Morfologi cekungan mempunyai arti penting di dalam menentukan penyebaran

rawa-rawa tempat batubara terbentuk. Pada daerah pantai datar dan tidak berbukit

merupakan lingkungan yang baik untuk pembentukan batubara, demikian juga di daerah

cekungan benua, tetapi jumlahnya terbatas. Pada dataran stabil, erosi akan

mempengaruhi ukuran dan bentuk lakustrin, asal dan luas pengaliran, aliran air, dan

permukaan airtanah. Faktor-faktor tersebut mempengaruhi pembentukan batubara.

Morfologi cekungan pada saat pembentukan gambut merupakan faktor sangat penting

karena menentukan penyebaran rawa-rawa di mana batubara tersebut terbentuk.

Topografi mempunyai efek yang terbatas terhadap iklim dan keadaannya bergantung

pada posisi geoteknik.

c) Iklim

Gambut berasal dari tumbuhan, sedangkan perkembangan tumbuhan dipengaruhi

oleh iklim, lebih khusus lagi adalah kelembaban. Pada daerah beriklim tropik dan

subtropik yang bertemperatur tinggi, umumnya sesuai untuk pertumbuhan tumbuhan

dibandingkan daerah beriklim dingin. Di samping itu, suhu yang lebih panas tidak hanya

mempercepat pertumbuhan tumbuhan, tetapi juga mempercepat pembusukan.

Hasil penelitian menyebutkan bahwa hutan rawa tropis mempunyai siklus

pertumbuhan setiap 7-9 tahun dan tumbuhan mencapai tinggi sekitar 30 m, sementara di

iklim dingin atau sedang untuk waktu yang sama pertumbuhannya hanya mencapai

ketinggian 5-6 m.
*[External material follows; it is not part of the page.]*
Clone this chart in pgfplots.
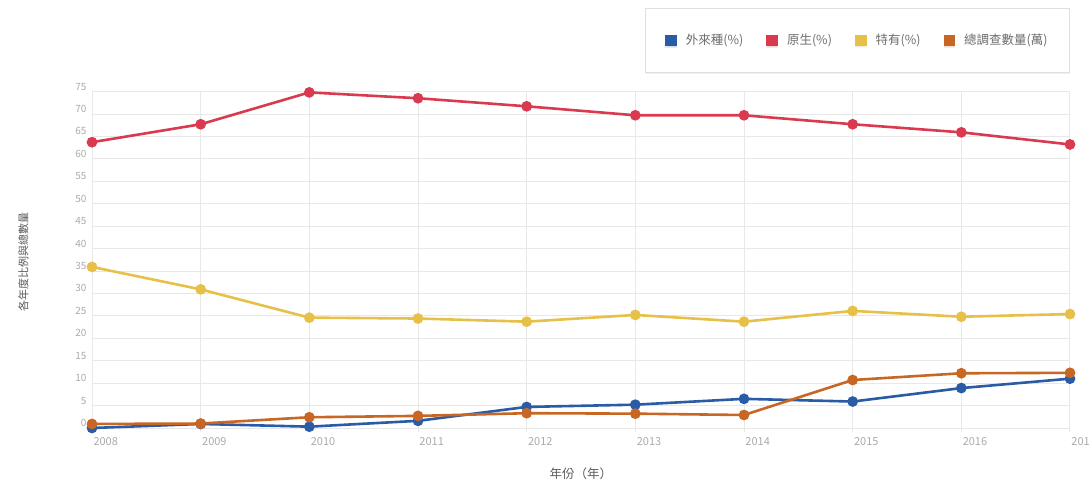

Daerah iklim sedang miskin bahan makanan, sehingga didominasi

oleh lumut, sedangkan daerah tropik didominasi pohon.

Pada Karbon Akhir atau Tersier Awal, umumnya gambut terbentuk di iklim tropis

dan basah. Meskipun demikian, di belahan bumi selatan dan Siberia dijumpai batubara

yang terbentuk di iklim sedang dan basah, bahkan di iklim dingin seperti batubara

Gondwana (Permo-Karbon) dengan tumbuhan utama Gangamopteris, Glossopteris,

Cycadophyta, dan Conifers.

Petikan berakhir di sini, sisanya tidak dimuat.